Set SMART Goals Instead of New Year's Resolutions


The beginning of a New Near is a time of reflection and resolution setting. However, more than half of New Year’s resolutions fail. Here’s how to set realistic and attainable goals for the New Year.


Your New Year’s resolution should be as clear and specific as possible. Vague goals are challenging to achieve. It is more helpful to identify the who, what, how, and when of the goal. If need be, break the goal into smaller, more attainable steps.

  • Instead of, “I want to lose weight,” try, “I want to lose 15 pounds in six months. I will do so by going to the gym 4x/week for 30 minutes.”


It’s important to have measurable goals so you can track your progress. In setting a measurable goal, you want to be able to identify and measure the following: How much? How many? And how will I know when I have achieved my goal?

  • For example, if you have identified that you want to lose 15 pounds in six months (e.g., how much?), how many pounds do you want to lose each month? And, are there ways, other than the number on the scale, that will alert you to the fact that you have accomplished your goal?

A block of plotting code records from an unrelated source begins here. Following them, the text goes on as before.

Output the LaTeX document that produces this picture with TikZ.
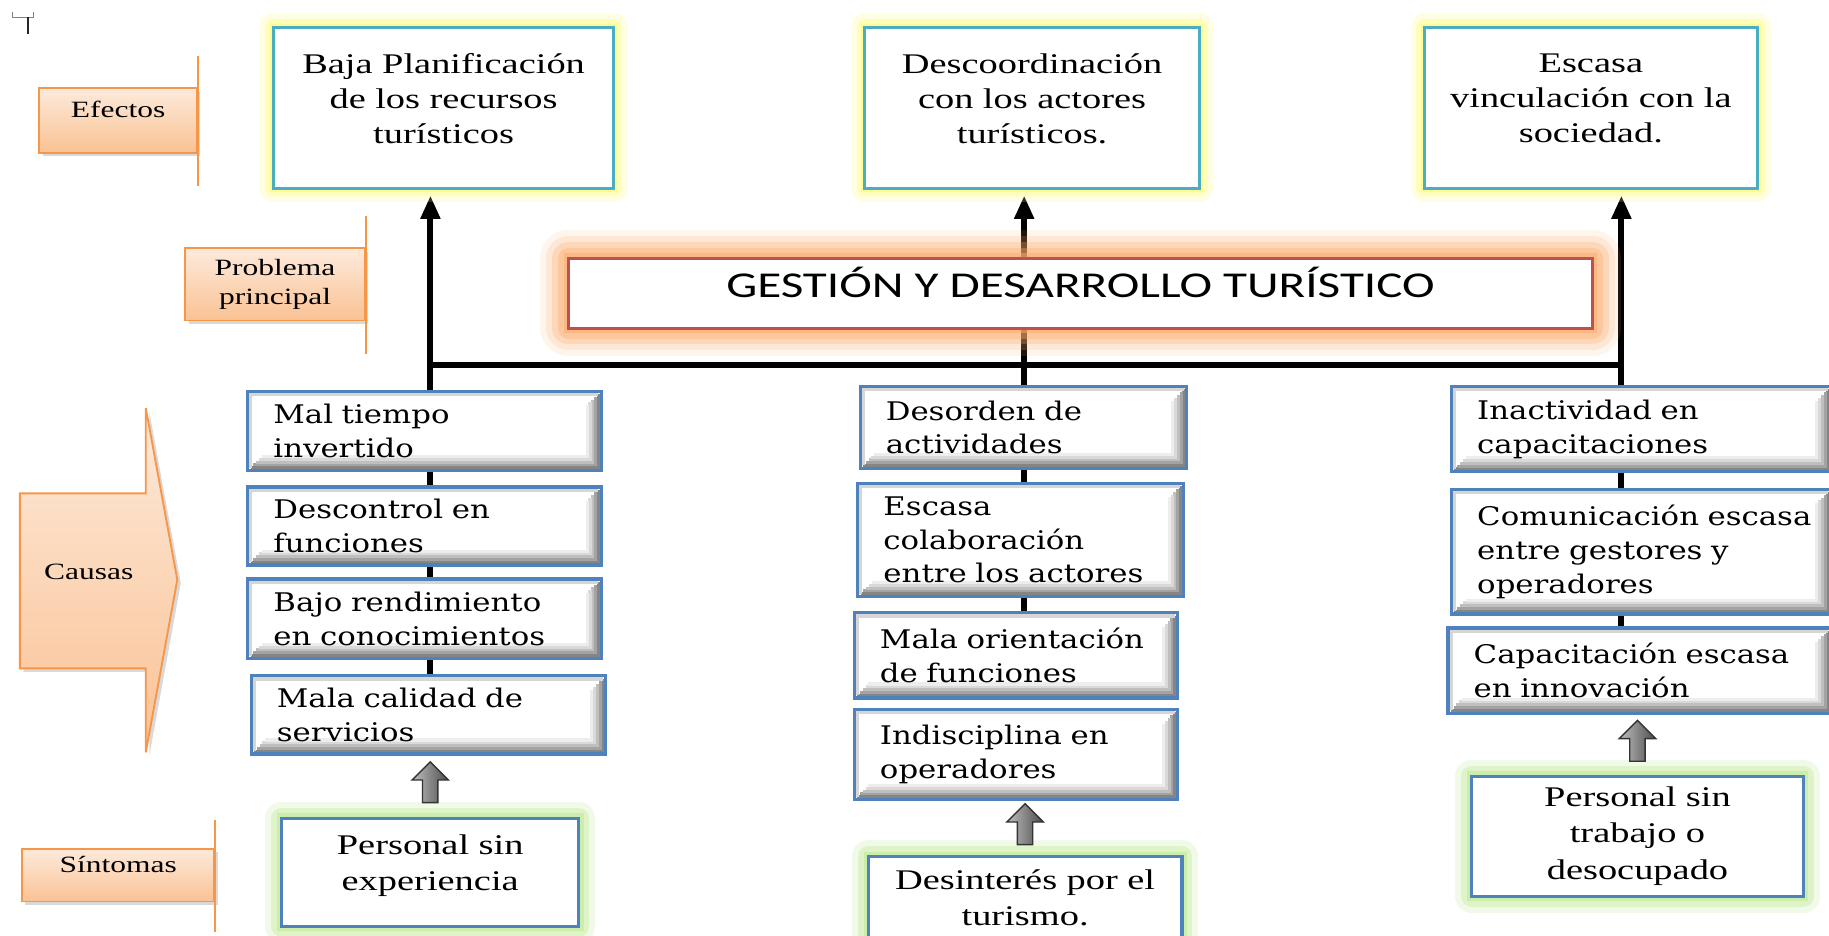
\documentclass[tikz,border=0pt]{standalone}
\usepackage{fontspec}
\usepackage{xcolor}
\usepackage{tikz}
\usetikzlibrary{shapes.arrows,shadows,calc,backgrounds,arrows.meta}
\newfontfamily\lfont{Liberation Serif}[FakeStretch=1.35]
\newfontfamily\cfont{DejaVu Serif}[FakeStretch=1.2]
\newfontfamily\tfont{Carlito}[FakeStretch=1.35]
\definecolor{efbord}{RGB}{75,172,198}
\definecolor{yglow}{RGB}{255,250,110}
\definecolor{cbord}{RGB}{79,129,189}
\definecolor{cnavy}{RGB}{38,58,92}
\definecolor{tbord}{RGB}{192,80,77}
\definecolor{oglow}{RGB}{250,170,105}
\definecolor{gglow}{RGB}{185,232,140}
\definecolor{lbltop}{RGB}{253,234,219}
\definecolor{lblbot}{RGB}{250,194,148}
\definecolor{lbledge}{RGB}{247,150,70}

\begin{document}
\begin{tikzpicture}[
  x=0.5pt,y=-0.5pt,
  lbl/.style={draw=lbledge, line width=0.8pt, top color=lbltop, bottom color=lblbot, drop shadow={shadow xshift=1.5pt, shadow yshift=-1.5pt, opacity=.3}},
  lblbox/.style={lbl, anchor=north west, inner sep=0pt, align=center, font=\lfont\fontsize{10pt}{12.5pt}\selectfont},
  lblline/.style={draw=lbledge, line width=1pt},
  effect/.style={draw=efbord, line width=1.3pt, fill=white, anchor=north west, inner sep=0pt, align=center, text depth=38pt,
    font=\lfont\fontsize{12.2pt}{15pt}\selectfont,
    preaction={draw=yglow, line width=12pt, opacity=.2, line join=round},
    preaction={draw=yglow, line width=7pt, opacity=.35, line join=round},
    preaction={draw=yglow, line width=3pt, opacity=.5}},
  titlebox/.style={draw=tbord, line width=1.3pt, fill=white, anchor=north west, text height=10pt, text depth=6pt,
    font=\tfont\fontsize{15.6pt}{18pt}\selectfont,
    preaction={draw=oglow, line width=24pt, opacity=.12, line join=round},
    preaction={draw=oglow, line width=19pt, opacity=.18, line join=round},
    preaction={draw=oglow, line width=14pt, opacity=.26, line join=round},
    preaction={draw=oglow, line width=9pt, opacity=.36, line join=round},
    preaction={draw=oglow, line width=4pt, opacity=.5}},
  cause/.style={draw=cbord, line width=1.4pt, fill=white, anchor=north west, inner xsep=11pt, inner ysep=1pt, align=left,
    font=\cfont\fontsize{11pt}{14.5pt}\selectfont,
    drop shadow={shadow xshift=0.7pt, shadow yshift=-0.7pt, fill=cnavy, opacity=1},
    path picture={
      \foreach \k/\c in {1.2/48,2.4/36,3.6/25,4.8/15,6/7}
        \draw[black!\c, line width=1.3pt] ([shift={(\k pt,\k pt)}]path picture bounding box.south west)
          -- ([shift={(-\k pt,\k pt)}]path picture bounding box.south east) -- ([shift={(-\k pt,-\k pt)}]path picture bounding box.north east);
      \draw[black!16, line width=1.6pt] ([shift={(1.2pt,1.2pt)}]path picture bounding box.south west)
        -- ([shift={(1.2pt,-1.2pt)}]path picture bounding box.north west) -- ([shift={(-1.2pt,-1.2pt)}]path picture bounding box.north east);}},
  sympt/.style={draw=cbord, line width=1.3pt, fill=white, anchor=north west, inner sep=0pt, align=center,
    font=\lfont\fontsize{12.2pt}{15.5pt}\selectfont,
    preaction={draw=gglow, line width=14pt, opacity=.2, line join=round},
    preaction={draw=gglow, line width=9pt, opacity=.35, line join=round},
    preaction={draw=gglow, line width=4pt, opacity=.5}},
  uparr/.style={single arrow, shape border rotate=90, draw=black!80, line width=0.6pt, left color=black!25, right color=black!70,
    inner sep=3pt, minimum height=17.5pt, single arrow head extend=4.5pt},
  trunk/.style={draw=black, line width=2.6pt}]
\useasboundingbox (0,0) rectangle (1568,802);
\draw[black!50, line width=0.4pt] (11,10) -- (11,15) -- (29,15) -- (29,10);
\draw[black!85, line width=0.9pt] (24,15) -- (24,29);
\node[lblbox, minimum width=67.5pt, minimum height=27.5pt, text height=6.6pt, text depth=9pt] (efx) at (33,75) {Efectos};
\node[lblbox, minimum width=77pt, minimum height=31pt] (pp) at (158,212) {Problema\\principal};
\node[lblbox, minimum width=82.5pt, minimum height=22.5pt, text height=6.6pt, text depth=8.5pt] (sint) at (18,727) {Síntomas};
\draw[lblline] ([yshift=13.5pt]efx.north east) -- ([yshift=-14pt]efx.south east);
\draw[lblline] ([yshift=13.5pt]pp.north east) -- ([yshift=-14pt]pp.south east);
\draw[lblline] ([yshift=12pt]sint.north east) -- ([yshift=-12.5pt]sint.south east);
\draw[lbl] (17,423) -- (125,423) -- (125,350) -- (152,497) -- (125,645) -- (125,573) -- (17,573) -- cycle;
\node[font=\lfont\fontsize{10pt}{12.5pt}\selectfont] (cau) at (76,490) {Causas};
\node[effect, text width=146pt, minimum height=69pt] (ef1) at (233,22)
 {Baja Planificación\\de los recursos\\turísticos};
\node[effect, text width=143.5pt, minimum height=69pt] (ef2) at (740,22)
 {Descoordinación\\con los actores\\turísticos.};
\node[effect, text width=142.5pt, minimum height=69pt] (ef3) at (1220,22)
 {Escasa\\vinculación con la\\sociedad.};
\node[titlebox, minimum width=439pt, minimum height=30pt] (tit) at (486,220) {GESTIÓN Y DESARROLLO TURÍSTICO};
\node[cause, text width=129.5pt, minimum height=34pt] (ca11) at (211,334) {Mal tiempo\\invertido};
\node[cause, text width=129.5pt, minimum height=33.5pt] (ca12) at (211,416) {Descontrol en\\funciones};
\node[cause, text width=129.5pt, minimum height=34pt] (ca13) at (211,495) {\mbox{Bajo rendimiento}\\\mbox{en conocimientos}};
\node[cause, text width=130pt, minimum height=33.5pt] (ca14) at (214,578) {Mala calidad de\\servicios};
\node[cause, text width=118pt, minimum height=35pt] (ca21) at (736,330) {Desorden de\\actividades};
\node[cause, text width=117.5pt, minimum height=48.5pt] (ca22) at (734,413) {Escasa\\colaboración\\\mbox{entre los actores}};
\node[cause, text width=116.5pt, minimum height=36.5pt] (ca23) at (731,524) {\mbox{Mala orientación}\\de funciones};
\node[cause, text width=116.5pt, minimum height=38.5pt] (ca24) at (731,607) {Indisciplina en\\operadores};
\node[cause, text width=140.5pt, minimum height=36.5pt] (ca31) at (1243,330) {Inactividad en\\capacitaciones};
\node[cause, text width=140.5pt, minimum height=53.5pt] (ca32) at (1243,418) {\mbox{Comunicación escasa}\\entre gestores y\\operadores};
\node[cause, text width=142pt, minimum height=36.5pt] (ca33) at (1240,537) {\mbox{Capacitación escasa}\\en innovación};
\node[sympt, text width=127.5pt, minimum height=46.5pt, text depth=23.5pt] (sy1) at (240,700) {Personal sin\\experiencia};
\node[sympt, text width=134.5pt, minimum height=35.5pt] (sy2) at (743,733) {Desinterés por el\\turismo.};
\node[sympt, text width=142.5pt, minimum height=51.5pt] (sy3) at (1260,664) {Personal sin\\trabajo o\\desocupado};
\node[uparr] (up1) at ($(sy1.north)!.5!(sy1.north |- ca14.south)$) {};
\node[uparr] (up2) at ($(sy2.north)!.5!(sy2.north |- ca24.south)$) {};
\node[uparr] (up3) at ($(sy3.north)!.5!(sy3.north |- ca33.south)$) {};
\begin{pgfonlayer}{background}
\coordinate (j1) at (369,313);
\coordinate (j2) at (878,313);
\coordinate (j3) at (1390,313);
\draw[trunk] (j1 |- ca14.north) -- (j1) -- (j3) -- (j3 |- ca33.north);
\draw[trunk] (j2) -- (j2 |- ca23.north);
\foreach \j/\e in {j1/ef1,j2/ef2,j3/ef3}
  \draw[trunk, -{Triangle[length=10pt,width=8pt]}, shorten >=2.5pt] (\j) -- (\j |- \e.south);
\end{pgfonlayer}
\end{tikzpicture}
\end{document}
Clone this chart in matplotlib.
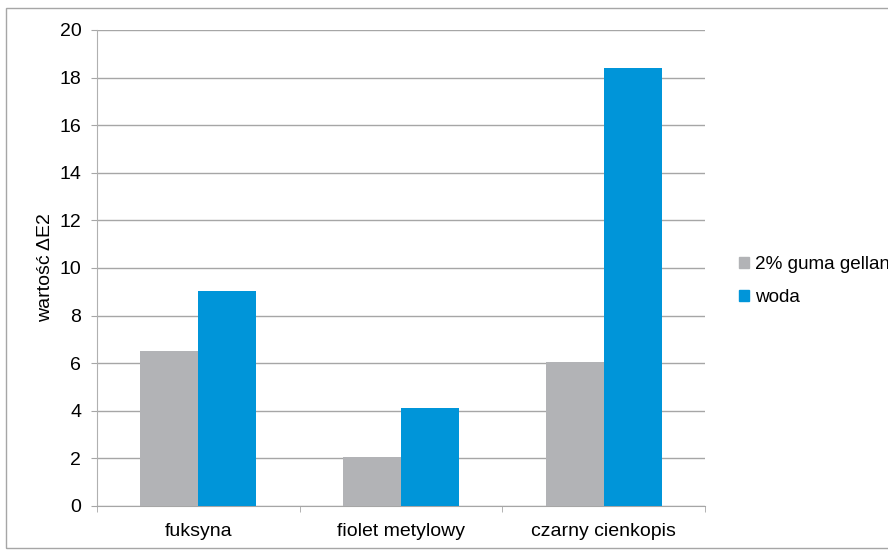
import matplotlib
matplotlib.use("Agg")
import matplotlib.pyplot as plt
import matplotlib.patches as mpatches
import numpy as np

plt.rcParams['font.family'] = ['Liberation Sans', 'DejaVu Sans']

categories = ["fuksyna", "fiolet metylowy", "czarny cienkopis"]
series_names = ["2% guma gellan", "woda"]
gellan = [6.5, 2.05, 6.05]
woda = [9.03, 4.1, 18.4]
colors = ["#b2b3b6", "#0095d9"]
yticks = [0, 2, 4, 6, 8, 10, 12, 14, 16, 18, 20]

fig = plt.figure(figsize=(8.88, 5.5), dpi=100)
ax = fig.add_axes([97/888, 44/550, 608/888, 476/550])

x = np.arange(len(categories))
w = 0.286
ax.bar(x - w/2, gellan, width=w, color=colors[0], label=series_names[0], zorder=3)
ax.bar(x + w/2, woda, width=w, color=colors[1], label=series_names[1], zorder=3)

ax.set_xlim(-0.5, 2.5)
ax.set_ylim(0, 20)
ax.set_yticks(yticks)
ax.set_yticklabels([str(t) for t in yticks], fontsize=14)
ax.yaxis.grid(True, color="#a6a6a6", linewidth=1.0, zorder=0)
ax.set_axisbelow(True)

ax.set_xticks(x)
ax.set_xticklabels(categories, fontsize=14)
ax.set_xticks([-0.5, 0.5, 1.5, 2.5], minor=True)
ax.tick_params(axis='x', which='major', length=0, pad=12)
ax.tick_params(axis='x', which='minor', length=4.3, color="#a6a6a6", direction='out')
ax.tick_params(axis='y', length=4.3, color="#a6a6a6", direction='out', pad=7)

for s in ["top", "right"]:
    ax.spines[s].set_visible(False)
ax.spines["left"].set_color("#b0b0b0")
ax.spines["bottom"].set_color("#a6a6a6")

ax.set_ylabel("wartość ΔE2", fontsize=14, labelpad=4)

handles = [mpatches.Patch(color=c, label=n) for c, n in zip(colors, series_names)]
fig.legend(handles=handles, loc="center left", bbox_to_anchor=(731/888, 1 - 281/550),
           frameon=False, fontsize=13.6, handlelength=0.55, handleheight=0.55,
           handletextpad=0.3, labelspacing=0.85, borderaxespad=0)

border = mpatches.Rectangle((6/888, 2/550), 1.0, 540/550, transform=fig.transFigure,
                            fill=False, edgecolor="#a6a6a6", linewidth=1.0, clip_on=False)
fig.add_artist(border)

fig.savefig("out.png", dpi=100)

Set realistic and attainable goals. It’s great to aspire to get a promotion or earn more money in the new year. However, make sure that your goals are not too wide-reaching. It can be helpful to consider setting smaller goals on the way to the big one.

  • If your goal is to be promoted to a vice president in your company, but you are in an entry level position, consider setting a more realistic goal, such as being promoted to the next junior position.


Make sure that the goal you have chosen is important to you and that it is in line with the issue/problem you are trying to solve. It is also helpful to make sure that you are have the resources you need to achieve the goal.


Set a deadline for your goal. Whether it is two weeks or six months, make sure that you have a time-line for when and how you are going to achieve the goal.


As you are setting this year’s resolutions, take a different approach. Try setting resolutions that are guided by the SMART goals above and see how that affects your outcomes.